Another approach is to define positive numbers as saying "next" for each next one. e.g. so $3$ would be "next, next, next". We can also reverse this with "back". Once we run out of "next"s to undo, we start just having "negative" numbers e.g. $-2$ is "back, back". Similarly, we can reverse these with "next"s. These negatives behave just the same as positives, in that "back" and "next" still work, just as if we were using numbers composed purely of "next"s (e.g. if we were at a higher number than the lowest negative we needed). This generalizes positive numbers to negative numbers.

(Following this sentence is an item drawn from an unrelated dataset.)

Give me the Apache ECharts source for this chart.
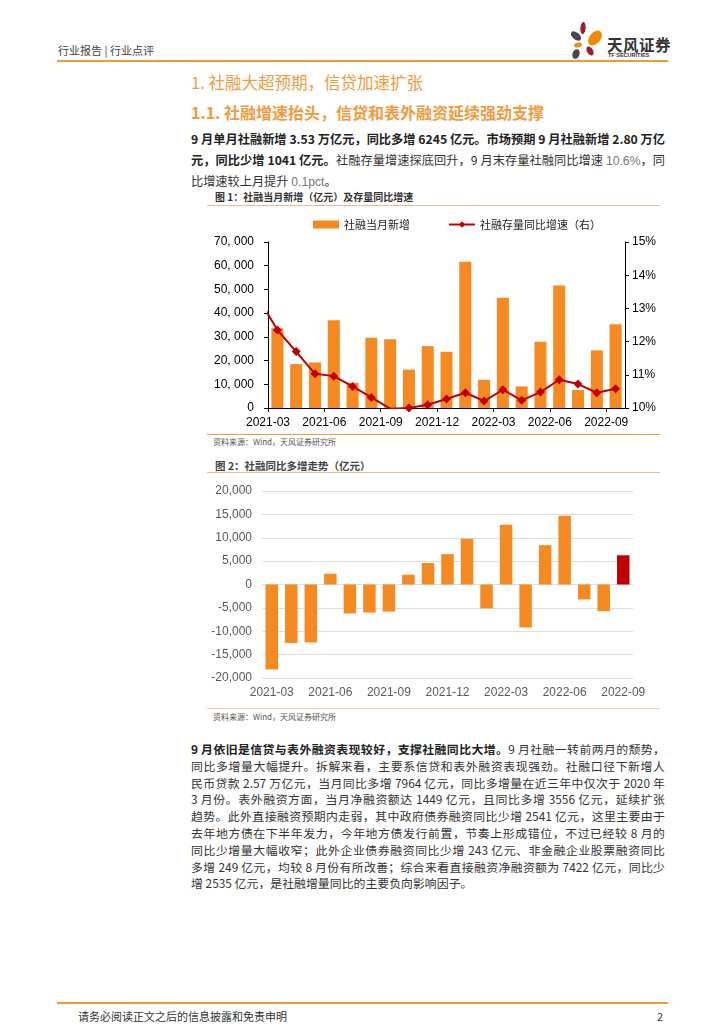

For $a<b$, the difference between $a$ and $b$ is how many "next"s it takes to get from $a$ to $b$. Or

\begin{align} a+X=b \end{align}

where $X$ is the difference.

Algebra says if we do the same thing to both sdes of an equation, it remains true. So, let's get rid of the $a$ by doing the reverse of it. If $a$ is "next,next", then do "back, back" to both sides. If $a$ is "back,back,back", do "next,next,next" to both sides.

\begin{align} a+(-a)+X=b+(-a) \end{align}

Because $a+(-a)=0$, this gives:

\begin{align} X=b+(-a) \end{align}

I think the difficulty is that the natural meaning of subtraction, of "taking away", that works for a set of physical objects (pebbles, fingers, people) i.e. natural numbers, doesn't work for negative numbers, because you can't have a negative number of physical objects.

Negative numbers, like rationals, surds/radicals, and imaginary numbers are pretend. Their notation suggests this, by instead of stating them, shows a way to calculate them. e.g.

\begin{align} -2, 1/3, \sqrt{2}, \sqrt{-1} \end{align}

The text "$-2$" isn't a number, but the unary operation of negation ($-$) applied to 2. At least Euclid could point to a figure to show a negative, rational or irrational number.... but to be fair, his constructions were also calculations.